Als deutliches Zeichen des Bruchs wurde Anfang 1992 sein Verbindungsmann in Palermo ermordet, der Europaabgeordnete Salvo Lima, nachdem Andreottis Seilschaft in Rom immer weniger in der Lage war, die Interessen der Mafia zu wahren. So hatte eine regelrechte Revolte im Kassationsgericht (vergleichbar unserem Bundesgerichtshof) den Vorsitzenden des für Strafsachen zuständigen Senats und Andreotti- Freund Corrado Carnevale, genannt „Urteilskiller“, hinweggefegt. Seither wurden die Lebenslänglich-Verdikte der unteren Instanzen auch in den Obergerichten bestätigt, was die Mafia sehr übel nahm. Auch von ihr hat Andreotti also in Palermo keine Unterstützung mehr zu erwarten.
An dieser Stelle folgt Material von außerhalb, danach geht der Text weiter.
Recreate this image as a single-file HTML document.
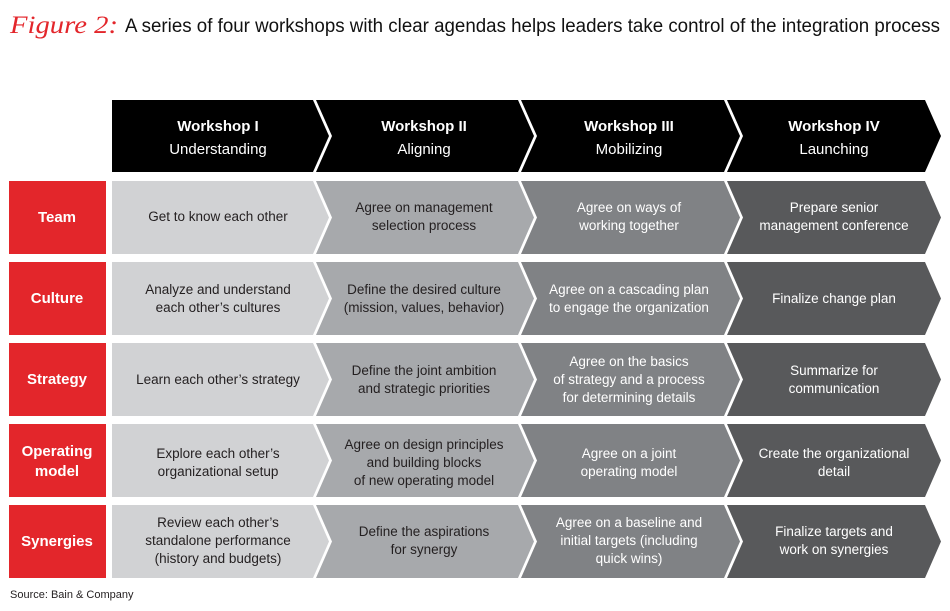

Die Anwälte hatten nun geltend gemacht, Andreotti sei faktisch während all der ihm zur Last gelegten Episoden Minister oder Regierungschef gewesen, gehöre also vor das eigens für diese Personen gebildete „Tribunale dei ministri“ – in Rom. Der Schachzug wäre nicht schlecht gewesen, denn ein Gutteil der dortigen Richter verdankt just Andreotti und seinen Palladinen ihre Nominierung. Doch der Zug mißlang – es bleibt bei Palermo.

So Andreotti sich nicht durch Krankheit oder Versteckspielen dem Verfahren entzieht, werden die Italiener nun ab September aus dem Munde zahlreicher Mafia- Aussteiger authentisch hören, was dem Mann alles zur Last gelegt wird: Geradezu regelmäßige Treffen mit den jeweils höchsten Mafia-Bossen, mal um sich wegen des Mordes an einem Parteigenossen zu beklagen, mal um Strategien für den Wahlkampf zu entwerfen, mal, um sich über römische Querelen auszulassen. Sie werden hören, mit welchen Tricks sich Andreotti, so jedenfalls seine Ankläger, der zur Protokollführung verpflichteten Eskorte entzog und des öfteren mit nichtregistrierten Flügen in Privatjets zu Mafiatreffen reiste; wie er, so jedenfalls ein Aussteiger, mit dem Obersten aller Bosse, Toto Riina, gar den rituellen Mafiakuß auf beide Wangen tauschte, und mit Hilfe welcher Kanäle er, nach amtlicher Rekonstruktion, die Mafia-Clans jeweils wissen ließ, auf welche Gesetze sie sich vorbereiten, welche staatlichen Gelder sie abzocken, welche störende Staatsdiener sie ohne Furcht vor Repressalien des Staates abknallen konnten.